§ **TASK INSTRUCTIONS**
Copy out all lines that hold "this".

§ **DATA EXTRACT**
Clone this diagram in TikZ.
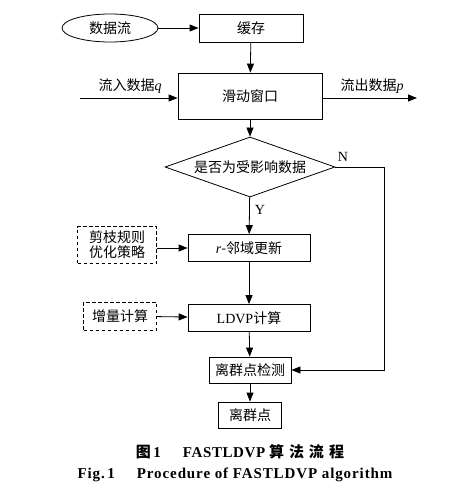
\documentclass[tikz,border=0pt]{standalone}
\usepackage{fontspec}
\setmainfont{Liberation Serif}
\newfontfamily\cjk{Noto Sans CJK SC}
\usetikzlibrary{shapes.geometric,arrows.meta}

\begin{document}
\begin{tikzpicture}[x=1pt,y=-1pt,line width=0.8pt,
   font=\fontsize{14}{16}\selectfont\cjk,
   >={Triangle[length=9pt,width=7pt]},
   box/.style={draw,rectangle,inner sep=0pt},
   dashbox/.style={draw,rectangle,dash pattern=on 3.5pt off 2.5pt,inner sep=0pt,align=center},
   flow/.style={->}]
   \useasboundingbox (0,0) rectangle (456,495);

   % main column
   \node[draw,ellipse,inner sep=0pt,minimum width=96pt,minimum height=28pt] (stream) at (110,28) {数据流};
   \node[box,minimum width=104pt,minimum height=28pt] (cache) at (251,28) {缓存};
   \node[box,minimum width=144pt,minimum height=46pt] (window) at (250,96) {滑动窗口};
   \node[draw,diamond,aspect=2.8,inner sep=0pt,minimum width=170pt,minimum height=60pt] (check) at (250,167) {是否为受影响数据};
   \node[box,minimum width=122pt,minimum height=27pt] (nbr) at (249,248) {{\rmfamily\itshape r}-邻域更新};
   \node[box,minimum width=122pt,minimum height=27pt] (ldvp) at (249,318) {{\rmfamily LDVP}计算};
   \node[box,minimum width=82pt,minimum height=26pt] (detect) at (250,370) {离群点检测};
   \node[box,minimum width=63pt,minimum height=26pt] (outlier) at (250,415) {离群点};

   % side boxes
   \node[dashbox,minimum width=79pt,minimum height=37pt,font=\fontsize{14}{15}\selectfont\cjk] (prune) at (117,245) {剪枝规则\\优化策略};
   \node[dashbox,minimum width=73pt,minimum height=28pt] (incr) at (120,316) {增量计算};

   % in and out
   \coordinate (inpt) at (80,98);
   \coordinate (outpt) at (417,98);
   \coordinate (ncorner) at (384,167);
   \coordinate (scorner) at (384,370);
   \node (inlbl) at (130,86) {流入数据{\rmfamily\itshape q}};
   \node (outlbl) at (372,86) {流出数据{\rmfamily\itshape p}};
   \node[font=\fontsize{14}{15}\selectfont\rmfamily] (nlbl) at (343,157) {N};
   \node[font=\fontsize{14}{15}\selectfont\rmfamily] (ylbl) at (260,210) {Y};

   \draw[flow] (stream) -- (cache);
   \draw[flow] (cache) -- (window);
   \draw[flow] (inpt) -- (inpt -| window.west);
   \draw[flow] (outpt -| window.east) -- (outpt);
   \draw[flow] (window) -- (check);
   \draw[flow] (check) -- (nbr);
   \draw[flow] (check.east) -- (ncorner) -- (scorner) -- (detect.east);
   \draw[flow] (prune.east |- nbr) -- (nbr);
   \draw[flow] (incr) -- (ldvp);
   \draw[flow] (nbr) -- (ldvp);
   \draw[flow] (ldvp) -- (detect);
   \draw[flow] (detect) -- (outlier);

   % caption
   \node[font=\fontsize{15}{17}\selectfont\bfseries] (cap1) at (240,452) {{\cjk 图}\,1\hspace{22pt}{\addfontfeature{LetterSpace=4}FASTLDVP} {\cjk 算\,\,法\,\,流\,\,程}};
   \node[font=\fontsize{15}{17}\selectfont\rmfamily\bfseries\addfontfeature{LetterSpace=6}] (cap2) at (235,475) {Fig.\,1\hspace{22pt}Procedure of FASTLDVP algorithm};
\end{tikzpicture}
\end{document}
==
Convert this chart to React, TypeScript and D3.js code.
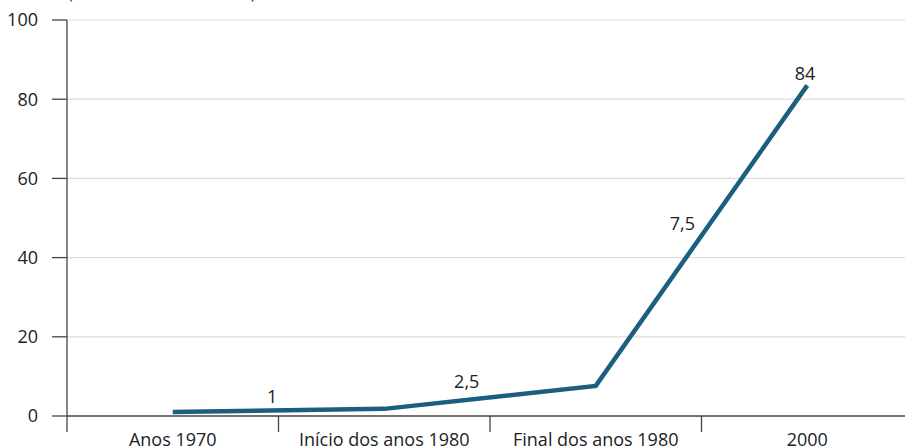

§ **RESULT**
Clone this diagram in TikZ.
Convert this chart to React, TypeScript and D3.js code.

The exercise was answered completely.